In Order To Get A Health Care Bill Passed Democrats May Make Obamacare Look Like Romneycare
I’ve been saying for the last several days that while the Democrats’ plan for a government health care plan may be stuck in the mud they’ll probably come back with some new plan that, though it doesn’t contain a government health care plan in it, will still push more people onto existing government health care programs through mandates and price caps aimed at knee-capping the private health insurance industry.
James Pethokoukis reports on just that happening in Congress right now. And what’s scary is that what the Democrats want is exactly what Mitt Romney did to health care in Massachusetts.
[Analyst Daniel Clifton of Strategas Research] thinks President Obama may get the chance to sign an $800 billion (over 10 years) bill that would contain features such an individual mandate to buy health insurance, subsidies up to 300 percent of the poverty limit to purchase a regulated plan through a health insurance “exchange”, and an expansion of Medicaid.
Obama might even get his commission that would try to determine what Medicare pays doctors and hospitals — now that the Congressional Budget Office has determined it would pretty much be powerless.
As one lobbyist put it: “I would see this as mostly a symbolic victory (for Republicans), as the Dems can get most of what they want without calling it a public option. Frankly. it’s pretty close to the Massachusetts model.”

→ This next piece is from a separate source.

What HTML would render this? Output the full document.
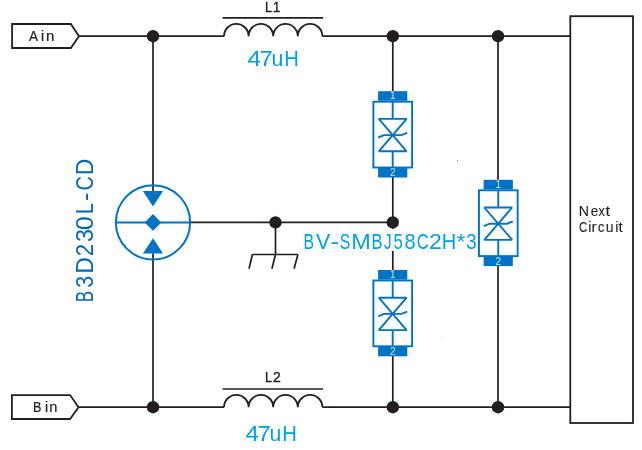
<!DOCTYPE html>
<html><head><meta charset="utf-8">
<style>
html,body{margin:0;padding:0;background:#fff;}
body{width:642px;height:450px;overflow:hidden;}
svg{display:block;will-change:transform;}
text{font-family:"Liberation Sans",sans-serif;}
</style></head>
<body>
<svg width="642" height="450" viewBox="0 0 642 450">
<defs>
<g id="tvs">
  <rect x="-14.6" y="0" width="29.2" height="9.6" fill="#0073c5"/>
  <rect x="-19.3" y="10.5" width="38.7" height="65.8" fill="none" stroke="#0073c5" stroke-width="1.9"/>
  <rect x="-14.6" y="76.3" width="29.2" height="10" fill="#0073c5"/>
  <path d="M0 10.5V27.7M0 60.1V76.3" stroke="#0073c5" stroke-width="1.9" fill="none"/>
  <path d="M-13.9 27.7H13.9L-13.9 60.1H13.9Z" stroke="#0073c5" stroke-width="1.9" fill="none" stroke-linejoin="bevel"/>
  <path d="M-14.4 46.3L-8.7 43.9H8.8L14.5 41.7" stroke="#0073c5" stroke-width="1.9" fill="none"/>
  <text x="0" y="8.1" font-size="10" fill="#cfe4f5" text-anchor="middle">1</text>
  <text x="0" y="85.1" font-size="10" fill="#cfe4f5" text-anchor="middle">2</text>
</g>
</defs>

<!-- wires -->
<g stroke="#231f20" stroke-width="1.7" fill="none">
  <path d="M79 36.2H224M322.4 36.2H570.3"/>
  <path d="M78.5 407.2H224M322.4 407.2H570.3"/>
  <path d="M153 36.2V191.1M153 253.3V407.2"/>
  <path d="M190 222.4H393"/>
  <path d="M392.8 36.2V91.2M392.8 177V270M392.8 356V407.2"/>
  <path d="M498 36.2V179.8M498 265.5V407.2"/>
  <!-- ground -->
  <path d="M275.5 222.4V254.5M252.4 254.5H297.9M252.4 254.5L249 268.8M275.5 254.5L271.9 268.8M297.9 254.5L294.1 268.8"/>
  <!-- inductors -->
  <path d="M222.6 17.8H323.1"/>
  <path d="M224 36.2A12.3 12.3 0 0 1 248.6 36.2A12.3 12.3 0 0 1 273.2 36.2A12.3 12.3 0 0 1 297.8 36.2A12.3 12.3 0 0 1 322.4 36.2" stroke-width="1.8"/>
  <path d="M222.6 389H323.1"/>
  <path d="M224 407.2A12.3 12.3 0 0 1 248.6 407.2A12.3 12.3 0 0 1 273.2 407.2A12.3 12.3 0 0 1 297.8 407.2A12.3 12.3 0 0 1 322.4 407.2" stroke-width="1.8"/>
  <!-- labels -->
  <path d="M12.1 24H70.8L79 36.2L70.8 48H12.1Z" stroke-width="1.8"/>
  <path d="M11.9 395.1H70.1L78.5 407.2L70.1 419H11.9Z" stroke-width="1.8"/>
  <!-- next circuit box -->
  <rect x="570.3" y="16.2" width="62.7" height="406.8" stroke-width="1.8"/>
</g>
<g fill="#231f20">
  <circle cx="153" cy="36.2" r="6.2"/>
  <circle cx="392.8" cy="36.2" r="6.2"/>
  <circle cx="498" cy="36.2" r="6.2"/>
  <circle cx="153" cy="407.2" r="6.2"/>
  <circle cx="392.8" cy="407.2" r="6.2"/>
  <circle cx="498" cy="407.2" r="6.2"/>
  <circle cx="275.5" cy="222.4" r="6.2"/>
  <circle cx="392.8" cy="222.4" r="6.2"/>
</g>

<!-- gas discharge tube -->
<g>
  <circle cx="153" cy="222.4" r="37.1" fill="none" stroke="#0073c5" stroke-width="2"/>
  <path d="M115.9 222.4H190.1" stroke="#0073c5" stroke-width="2"/>
  <path d="M142.9 191.1H163.1L153 206.6Z" fill="#0073c5"/>
  <path d="M142.9 253.5H163.1L153 238.3Z" fill="#0073c5"/>
  <path d="M153 214.1L161.3 222.4L153 230.8L144.7 222.4Z" fill="#0073c5"/>
</g>

<!-- TVS diodes -->
<use href="#tvs" x="392.7" y="91.2"/>
<use href="#tvs" x="392.7" y="270"/>
<use href="#tvs" x="498.25" y="179.8"/>

<rect x="457" y="160" width="1" height="1" fill="#4a9fd6"/>
<rect x="441" y="337" width="1" height="1" fill="#bcd7e9"/>
<!-- texts -->
<rect x="300" y="229" width="176" height="22" fill="#fff"/>
<text transform="translate(28.97 40.70) scale(0.984 1)" font-size="13.80" fill="#231f20" stroke="#231f20" stroke-width="0.20">A</text>
<text transform="translate(41.00 40.70) scale(1.000 1)" font-size="13.80" fill="#231f20" stroke="#231f20" stroke-width="0.20">i</text>
<text transform="translate(45.90 40.70) scale(1.092 1)" font-size="13.80" fill="#231f20" stroke="#231f20" stroke-width="0.20">n</text>
<text transform="translate(32.97 411.70) scale(0.899 1)" font-size="14.00" fill="#231f20" stroke="#231f20" stroke-width="0.20">B</text>
<text transform="translate(44.90 411.70) scale(1.000 1)" font-size="14.00" fill="#231f20" stroke="#231f20" stroke-width="0.20">i</text>
<text transform="translate(49.23 411.70) scale(1.042 1)" font-size="14.00" fill="#231f20" stroke="#231f20" stroke-width="0.20">n</text>
<text transform="translate(578.84 215.90) scale(0.989 1)" font-size="14.30" fill="#231f20" stroke="#231f20" stroke-width="0.10">N</text>
<text transform="translate(590.72 215.90) scale(0.954 1)" font-size="14.30" fill="#231f20" stroke="#231f20" stroke-width="0.10">e</text>
<text transform="translate(598.46 215.90) scale(0.878 1)" font-size="14.30" fill="#231f20" stroke="#231f20" stroke-width="0.10">x</text>
<text transform="translate(605.55 215.90) scale(1.177 1)" font-size="14.30" fill="#231f20" stroke="#231f20" stroke-width="0.10">t</text>
<text transform="translate(579.11 232.30) scale(0.806 1)" font-size="14.30" fill="#231f20" stroke="#231f20" stroke-width="0.10">C</text>
<text transform="translate(588.16 232.30) scale(1.000 1)" font-size="14.30" fill="#231f20" stroke="#231f20" stroke-width="0.10">i</text>
<text transform="translate(591.59 232.30) scale(1.063 1)" font-size="14.30" fill="#231f20" stroke="#231f20" stroke-width="0.10">r</text>
<text transform="translate(598.06 232.30) scale(0.892 1)" font-size="14.30" fill="#231f20" stroke="#231f20" stroke-width="0.10">c</text>
<text transform="translate(605.78 232.30) scale(0.988 1)" font-size="14.30" fill="#231f20" stroke="#231f20" stroke-width="0.10">u</text>
<text transform="translate(615.16 232.30) scale(1.000 1)" font-size="14.30" fill="#231f20" stroke="#231f20" stroke-width="0.10">i</text>
<text transform="translate(618.47 232.30) scale(1.068 1)" font-size="14.30" fill="#231f20" stroke="#231f20" stroke-width="0.10">t</text>
<text transform="translate(265.06 11.70) scale(0.920 1)" font-size="13.80" fill="#231f20" stroke="#231f20" stroke-width="0.35">L</text>
<text transform="translate(272.87 11.70) scale(1.000 1)" font-size="13.80" fill="#231f20" stroke="#231f20" stroke-width="0.35">1</text>
<text transform="translate(265.06 381.90) scale(0.920 1)" font-size="13.80" fill="#231f20" stroke="#231f20" stroke-width="0.35">L</text>
<text transform="translate(273.09 381.90) scale(1.018 1)" font-size="13.80" fill="#231f20" stroke="#231f20" stroke-width="0.35">2</text>
<text transform="translate(247.54 65.90) scale(1.116 1)" font-size="21.70" fill="#00a0e9">4</text>
<text transform="translate(259.47 65.90) scale(1.105 1)" font-size="21.70" fill="#00a0e9">7</text>
<text transform="translate(271.52 65.90) scale(0.976 1)" font-size="21.70" fill="#00a0e9">u</text>
<text transform="translate(284.34 65.90) scale(0.932 1)" font-size="21.70" fill="#00a0e9">H</text>
<text transform="translate(245.54 440.90) scale(1.116 1)" font-size="21.70" fill="#00a0e9">4</text>
<text transform="translate(257.47 440.90) scale(1.105 1)" font-size="21.70" fill="#00a0e9">7</text>
<text transform="translate(269.52 440.90) scale(0.976 1)" font-size="21.70" fill="#00a0e9">u</text>
<text transform="translate(282.34 440.90) scale(0.932 1)" font-size="21.70" fill="#00a0e9">H</text>
<text transform="translate(303.51 248.90) scale(0.724 1)" font-size="21.80" fill="#00a0e9">B</text>
<text transform="translate(315.91 248.90) scale(0.976 1)" font-size="21.80" fill="#00a0e9">V</text>
<text transform="translate(330.18 248.90) scale(1.259 1)" font-size="21.80" fill="#00a0e9">-</text>
<text transform="translate(339.78 248.90) scale(0.725 1)" font-size="21.80" fill="#00a0e9">S</text>
<text transform="translate(351.17 248.90) scale(1.077 1)" font-size="21.80" fill="#00a0e9">M</text>
<text transform="translate(371.44 248.90) scale(0.758 1)" font-size="21.80" fill="#00a0e9">B</text>
<text transform="translate(383.98 248.90) scale(0.700 1)" font-size="21.80" fill="#00a0e9">J</text>
<text transform="translate(393.52 248.90) scale(0.774 1)" font-size="21.80" fill="#00a0e9">5</text>
<text transform="translate(404.43 248.90) scale(0.919 1)" font-size="21.80" fill="#00a0e9">8</text>
<text transform="translate(416.66 248.90) scale(0.761 1)" font-size="21.80" fill="#00a0e9">C</text>
<text transform="translate(428.94 248.90) scale(1.057 1)" font-size="21.80" fill="#00a0e9">2</text>
<text transform="translate(441.66 248.90) scale(0.920 1)" font-size="21.80" fill="#00a0e9">H</text>
<text transform="translate(456.70 248.90) scale(1.000 1)" font-size="21.80" fill="#00a0e9">*</text>
<text transform="translate(465.97 248.90) scale(0.880 1)" font-size="21.80" fill="#00a0e9">3</text>
<text transform="translate(92.50 0) rotate(-90) translate(-302.14 0) scale(0.739 1)" font-size="23.00" fill="#0068b8">B</text>
<text transform="translate(92.50 0) rotate(-90) translate(-287.81 0) scale(0.926 1)" font-size="23.00" fill="#0068b8">3</text>
<text transform="translate(92.50 0) rotate(-90) translate(-273.44 0) scale(0.976 1)" font-size="23.00" fill="#0068b8">D</text>
<text transform="translate(92.50 0) rotate(-90) translate(-256.13 0) scale(0.973 1)" font-size="23.00" fill="#0068b8">2</text>
<text transform="translate(92.50 0) rotate(-90) translate(-241.99 0) scale(1.018 1)" font-size="23.00" fill="#0068b8">3</text>
<text transform="translate(92.50 0) rotate(-90) translate(-230.19 0) scale(1.101 1)" font-size="23.00" fill="#0068b8">0</text>
<text transform="translate(92.50 0) rotate(-90) translate(-214.00 0) scale(0.848 1)" font-size="23.00" fill="#0068b8">L</text>
<text transform="translate(92.50 0) rotate(-90) translate(-200.91 0) scale(1.086 1)" font-size="23.00" fill="#0068b8">-</text>
<text transform="translate(92.50 0) rotate(-90) translate(-190.61 0) scale(0.865 1)" font-size="23.00" fill="#0068b8">C</text>
<text transform="translate(92.50 0) rotate(-90) translate(-175.18 0) scale(0.998 1)" font-size="23.00" fill="#0068b8">D</text>
</svg>
</body></html>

Ah yes, the Massachusetts model. The state passed sweeping reform in 2006 under Governor Mitt Romney. What would a similar approach mean for America?

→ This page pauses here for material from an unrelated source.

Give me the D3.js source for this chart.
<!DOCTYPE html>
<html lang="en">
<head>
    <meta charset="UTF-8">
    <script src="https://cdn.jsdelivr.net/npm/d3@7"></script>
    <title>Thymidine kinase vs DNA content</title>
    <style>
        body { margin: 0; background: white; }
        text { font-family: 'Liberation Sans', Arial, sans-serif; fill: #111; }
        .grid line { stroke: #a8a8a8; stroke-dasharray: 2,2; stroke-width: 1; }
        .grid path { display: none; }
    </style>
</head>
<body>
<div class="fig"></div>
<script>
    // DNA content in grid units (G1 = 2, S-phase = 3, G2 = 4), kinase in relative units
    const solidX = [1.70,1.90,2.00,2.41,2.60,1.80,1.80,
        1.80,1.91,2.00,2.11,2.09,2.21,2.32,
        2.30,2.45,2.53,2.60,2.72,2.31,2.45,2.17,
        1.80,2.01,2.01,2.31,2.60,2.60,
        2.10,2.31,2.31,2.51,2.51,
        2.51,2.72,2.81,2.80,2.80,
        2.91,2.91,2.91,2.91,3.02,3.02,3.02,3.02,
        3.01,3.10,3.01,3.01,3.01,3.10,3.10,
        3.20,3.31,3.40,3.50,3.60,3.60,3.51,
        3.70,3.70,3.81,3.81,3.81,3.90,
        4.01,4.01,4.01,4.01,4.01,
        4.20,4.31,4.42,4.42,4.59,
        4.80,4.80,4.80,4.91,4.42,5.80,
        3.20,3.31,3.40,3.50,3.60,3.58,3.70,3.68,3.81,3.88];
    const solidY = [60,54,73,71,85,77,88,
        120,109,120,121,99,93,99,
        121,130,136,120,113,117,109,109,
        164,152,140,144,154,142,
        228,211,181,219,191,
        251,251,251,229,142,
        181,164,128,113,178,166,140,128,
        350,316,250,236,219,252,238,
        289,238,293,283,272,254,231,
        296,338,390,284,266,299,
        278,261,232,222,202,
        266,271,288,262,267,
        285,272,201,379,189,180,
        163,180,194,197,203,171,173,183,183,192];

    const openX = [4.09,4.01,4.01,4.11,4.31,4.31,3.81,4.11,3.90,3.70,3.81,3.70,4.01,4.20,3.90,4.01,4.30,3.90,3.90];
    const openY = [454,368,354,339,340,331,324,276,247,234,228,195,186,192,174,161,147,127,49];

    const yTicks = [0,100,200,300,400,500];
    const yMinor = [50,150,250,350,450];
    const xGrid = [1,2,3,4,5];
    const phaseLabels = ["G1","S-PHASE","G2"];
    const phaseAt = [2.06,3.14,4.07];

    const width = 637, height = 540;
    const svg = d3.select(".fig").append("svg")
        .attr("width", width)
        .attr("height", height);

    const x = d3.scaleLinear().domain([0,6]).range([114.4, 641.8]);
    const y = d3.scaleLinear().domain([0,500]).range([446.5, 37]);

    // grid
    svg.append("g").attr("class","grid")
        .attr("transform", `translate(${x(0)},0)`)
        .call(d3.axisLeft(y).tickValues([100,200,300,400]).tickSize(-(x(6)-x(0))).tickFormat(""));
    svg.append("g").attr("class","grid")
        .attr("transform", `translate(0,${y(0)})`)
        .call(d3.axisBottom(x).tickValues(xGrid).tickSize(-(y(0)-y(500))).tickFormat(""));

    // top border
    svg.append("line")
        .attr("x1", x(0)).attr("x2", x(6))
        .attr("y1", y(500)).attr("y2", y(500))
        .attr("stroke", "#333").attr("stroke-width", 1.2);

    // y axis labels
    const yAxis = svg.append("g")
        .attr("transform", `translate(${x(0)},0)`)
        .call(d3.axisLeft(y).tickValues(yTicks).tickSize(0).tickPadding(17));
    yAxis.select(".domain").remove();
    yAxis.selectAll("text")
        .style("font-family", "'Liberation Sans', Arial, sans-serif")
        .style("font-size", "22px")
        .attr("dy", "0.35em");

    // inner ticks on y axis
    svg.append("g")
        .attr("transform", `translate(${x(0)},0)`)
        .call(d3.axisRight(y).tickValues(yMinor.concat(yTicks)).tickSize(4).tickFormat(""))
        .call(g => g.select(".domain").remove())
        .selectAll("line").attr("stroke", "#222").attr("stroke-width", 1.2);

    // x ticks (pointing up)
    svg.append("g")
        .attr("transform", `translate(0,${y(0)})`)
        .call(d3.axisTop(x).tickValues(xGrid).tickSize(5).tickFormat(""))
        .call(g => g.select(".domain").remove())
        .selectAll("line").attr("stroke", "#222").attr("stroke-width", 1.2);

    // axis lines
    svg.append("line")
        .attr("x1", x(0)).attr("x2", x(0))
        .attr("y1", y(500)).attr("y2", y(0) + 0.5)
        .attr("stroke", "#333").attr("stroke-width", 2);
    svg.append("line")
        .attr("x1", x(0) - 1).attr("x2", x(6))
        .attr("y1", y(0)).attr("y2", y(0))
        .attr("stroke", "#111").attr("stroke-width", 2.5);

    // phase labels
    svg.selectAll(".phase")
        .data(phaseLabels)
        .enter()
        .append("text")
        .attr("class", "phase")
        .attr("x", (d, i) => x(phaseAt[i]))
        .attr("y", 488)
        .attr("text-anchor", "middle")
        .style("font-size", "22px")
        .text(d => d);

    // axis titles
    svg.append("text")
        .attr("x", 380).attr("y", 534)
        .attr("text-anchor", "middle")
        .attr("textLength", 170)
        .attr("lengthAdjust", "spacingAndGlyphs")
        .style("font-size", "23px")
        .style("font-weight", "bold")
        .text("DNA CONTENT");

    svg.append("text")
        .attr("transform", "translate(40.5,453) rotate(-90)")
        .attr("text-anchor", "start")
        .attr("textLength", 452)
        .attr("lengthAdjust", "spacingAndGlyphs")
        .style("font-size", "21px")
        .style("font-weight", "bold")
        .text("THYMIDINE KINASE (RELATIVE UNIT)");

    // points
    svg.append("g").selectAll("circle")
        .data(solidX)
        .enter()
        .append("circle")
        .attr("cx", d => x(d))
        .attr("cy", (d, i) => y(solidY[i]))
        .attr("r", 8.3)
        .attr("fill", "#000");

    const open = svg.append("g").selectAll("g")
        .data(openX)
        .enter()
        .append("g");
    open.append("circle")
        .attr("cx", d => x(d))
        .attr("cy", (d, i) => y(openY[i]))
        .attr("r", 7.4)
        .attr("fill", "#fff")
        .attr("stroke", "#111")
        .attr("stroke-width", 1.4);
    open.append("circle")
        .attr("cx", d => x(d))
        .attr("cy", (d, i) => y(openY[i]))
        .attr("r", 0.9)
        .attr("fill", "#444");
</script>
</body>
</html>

Well, there would be a lot fewer uninsured people. Massachusetts has halved the number of people without health insurance, with just 2.6 percent not currently covered.
But the reform has been far less successful bringing down costs. For starters, original cost estimates for Commonwealth Care projected the program would cost $400 million in 2008 and $725 million in 2009. The actual numbers were $628 million in 2008 and $869 billion for this year (with some costs estimates of $1 billion or more).

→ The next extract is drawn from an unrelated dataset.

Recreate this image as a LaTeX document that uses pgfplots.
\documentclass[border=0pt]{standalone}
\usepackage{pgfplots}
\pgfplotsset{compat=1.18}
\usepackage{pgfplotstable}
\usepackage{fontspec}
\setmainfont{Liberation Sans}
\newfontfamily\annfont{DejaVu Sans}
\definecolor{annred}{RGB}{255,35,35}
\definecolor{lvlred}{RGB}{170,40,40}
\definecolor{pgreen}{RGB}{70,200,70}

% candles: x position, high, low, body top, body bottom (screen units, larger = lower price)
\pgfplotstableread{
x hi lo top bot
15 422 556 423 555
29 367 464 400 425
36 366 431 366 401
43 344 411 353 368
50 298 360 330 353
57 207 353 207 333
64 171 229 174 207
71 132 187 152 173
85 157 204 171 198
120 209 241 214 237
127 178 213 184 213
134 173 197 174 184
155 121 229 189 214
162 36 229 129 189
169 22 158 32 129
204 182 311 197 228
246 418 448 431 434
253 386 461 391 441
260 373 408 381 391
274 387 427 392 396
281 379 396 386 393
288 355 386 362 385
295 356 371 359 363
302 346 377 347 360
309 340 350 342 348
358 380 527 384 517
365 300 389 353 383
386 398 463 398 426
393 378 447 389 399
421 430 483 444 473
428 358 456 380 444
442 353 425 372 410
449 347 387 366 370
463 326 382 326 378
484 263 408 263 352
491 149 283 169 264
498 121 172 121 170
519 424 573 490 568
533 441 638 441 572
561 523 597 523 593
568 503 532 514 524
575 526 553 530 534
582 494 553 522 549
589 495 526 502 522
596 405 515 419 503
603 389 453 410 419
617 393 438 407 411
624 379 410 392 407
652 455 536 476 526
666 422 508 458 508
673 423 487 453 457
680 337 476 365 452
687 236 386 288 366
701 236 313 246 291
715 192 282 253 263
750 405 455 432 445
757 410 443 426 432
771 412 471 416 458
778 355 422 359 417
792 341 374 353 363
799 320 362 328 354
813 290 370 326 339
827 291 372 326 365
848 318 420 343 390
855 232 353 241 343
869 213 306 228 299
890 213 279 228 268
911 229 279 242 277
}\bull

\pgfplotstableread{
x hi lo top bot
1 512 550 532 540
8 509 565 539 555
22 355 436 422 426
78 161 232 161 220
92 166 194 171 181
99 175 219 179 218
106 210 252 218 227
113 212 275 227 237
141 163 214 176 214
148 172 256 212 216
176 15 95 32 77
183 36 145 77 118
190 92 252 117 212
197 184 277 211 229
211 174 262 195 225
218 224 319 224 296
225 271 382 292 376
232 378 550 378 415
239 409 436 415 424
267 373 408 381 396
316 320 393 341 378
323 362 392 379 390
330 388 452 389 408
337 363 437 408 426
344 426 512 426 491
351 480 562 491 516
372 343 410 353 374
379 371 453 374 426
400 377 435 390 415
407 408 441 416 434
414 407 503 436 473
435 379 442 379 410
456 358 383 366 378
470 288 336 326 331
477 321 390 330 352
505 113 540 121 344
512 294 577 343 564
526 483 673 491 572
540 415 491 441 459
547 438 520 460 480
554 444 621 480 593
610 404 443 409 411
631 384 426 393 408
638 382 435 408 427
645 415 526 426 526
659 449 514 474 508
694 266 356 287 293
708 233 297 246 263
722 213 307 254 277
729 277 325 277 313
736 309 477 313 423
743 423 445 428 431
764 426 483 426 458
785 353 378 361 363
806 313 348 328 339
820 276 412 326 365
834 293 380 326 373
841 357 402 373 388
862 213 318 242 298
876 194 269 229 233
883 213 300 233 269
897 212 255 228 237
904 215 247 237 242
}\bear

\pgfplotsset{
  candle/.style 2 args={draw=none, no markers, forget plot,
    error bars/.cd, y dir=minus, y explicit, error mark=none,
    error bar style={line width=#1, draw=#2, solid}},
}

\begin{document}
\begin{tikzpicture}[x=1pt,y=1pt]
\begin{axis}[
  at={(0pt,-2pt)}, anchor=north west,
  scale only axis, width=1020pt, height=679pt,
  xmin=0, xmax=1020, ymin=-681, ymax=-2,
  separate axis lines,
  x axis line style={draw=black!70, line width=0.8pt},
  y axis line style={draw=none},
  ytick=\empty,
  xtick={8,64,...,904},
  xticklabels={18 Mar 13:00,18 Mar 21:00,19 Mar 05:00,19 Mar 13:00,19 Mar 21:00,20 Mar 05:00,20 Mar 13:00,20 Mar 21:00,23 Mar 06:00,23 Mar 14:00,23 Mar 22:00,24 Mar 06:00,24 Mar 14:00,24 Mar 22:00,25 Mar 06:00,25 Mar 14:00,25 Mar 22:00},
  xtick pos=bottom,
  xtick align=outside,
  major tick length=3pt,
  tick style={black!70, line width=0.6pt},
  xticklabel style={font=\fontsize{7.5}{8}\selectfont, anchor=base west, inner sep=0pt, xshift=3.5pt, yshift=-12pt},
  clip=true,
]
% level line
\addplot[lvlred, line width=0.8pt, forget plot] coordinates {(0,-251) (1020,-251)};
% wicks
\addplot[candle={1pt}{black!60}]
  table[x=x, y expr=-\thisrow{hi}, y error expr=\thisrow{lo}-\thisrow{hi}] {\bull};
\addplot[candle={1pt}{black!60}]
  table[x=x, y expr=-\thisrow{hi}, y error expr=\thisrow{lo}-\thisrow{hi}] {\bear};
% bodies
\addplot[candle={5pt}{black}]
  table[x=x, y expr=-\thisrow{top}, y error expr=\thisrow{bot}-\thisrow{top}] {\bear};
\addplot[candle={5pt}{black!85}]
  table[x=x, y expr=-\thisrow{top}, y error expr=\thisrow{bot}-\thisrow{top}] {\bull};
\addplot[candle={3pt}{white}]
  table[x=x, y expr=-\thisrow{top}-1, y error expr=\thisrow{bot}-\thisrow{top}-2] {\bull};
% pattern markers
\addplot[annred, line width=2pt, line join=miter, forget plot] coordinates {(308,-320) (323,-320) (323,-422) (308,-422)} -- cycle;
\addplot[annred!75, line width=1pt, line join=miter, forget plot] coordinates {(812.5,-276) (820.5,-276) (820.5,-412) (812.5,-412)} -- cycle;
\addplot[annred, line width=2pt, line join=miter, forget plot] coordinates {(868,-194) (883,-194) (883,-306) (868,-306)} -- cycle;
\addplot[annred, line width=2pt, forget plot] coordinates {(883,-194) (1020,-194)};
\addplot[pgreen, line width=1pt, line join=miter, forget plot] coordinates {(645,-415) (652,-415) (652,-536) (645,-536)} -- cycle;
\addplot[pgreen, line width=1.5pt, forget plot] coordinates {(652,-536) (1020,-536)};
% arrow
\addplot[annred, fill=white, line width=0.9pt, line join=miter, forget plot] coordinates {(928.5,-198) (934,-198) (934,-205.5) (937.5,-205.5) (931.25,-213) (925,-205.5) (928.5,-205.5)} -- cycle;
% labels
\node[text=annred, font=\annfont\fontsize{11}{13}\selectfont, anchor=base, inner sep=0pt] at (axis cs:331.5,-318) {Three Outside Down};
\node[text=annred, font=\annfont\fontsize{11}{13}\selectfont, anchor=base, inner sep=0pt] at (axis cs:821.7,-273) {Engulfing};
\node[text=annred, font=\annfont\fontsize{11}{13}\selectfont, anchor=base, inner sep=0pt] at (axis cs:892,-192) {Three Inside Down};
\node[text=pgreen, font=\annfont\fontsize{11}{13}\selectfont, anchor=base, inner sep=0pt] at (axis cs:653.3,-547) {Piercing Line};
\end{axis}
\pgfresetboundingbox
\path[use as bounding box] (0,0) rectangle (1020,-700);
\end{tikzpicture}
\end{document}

Moreover, health insurance premium costs continue to rise at a rapid clip of 9.4 percent a year, compared with 7.7 percent for the United States on average. As the Urban Institute found: “Health spending in Massachusetts is higher than the United States on average and is growing at a faster rate. Furthermore, health insurance premiums are growing even faster than health care costs in the state.”
What amazes me is that there are still “conservatives” out there who think that Mitt Romney is a limited government leader who would make a good President. In light of what Romney did to health care in his home state, he is clearly not a conservative and is not fit to be at the head of any limited government movement.
But this move by Democrats is a real threat. Because there are a lot of Romney-style, not-so-conservative Republicans in Congress right now who would be more than happy to accept a “compromise” and a symbolic victory like this from Democrats. They get to claim that they killed government health care, but we all get stuck with more government mandates on health insurance that is going to make that insurance more expensive, both in terms of premiums paid and taxes paid, and drive more of us on to government health care.
Republicans need to get a clear message from their conservative constituents: No compromise on health care. Unless we’re talking about a bill that makes the government less involved with the health care industry, none of them have any business voting for it.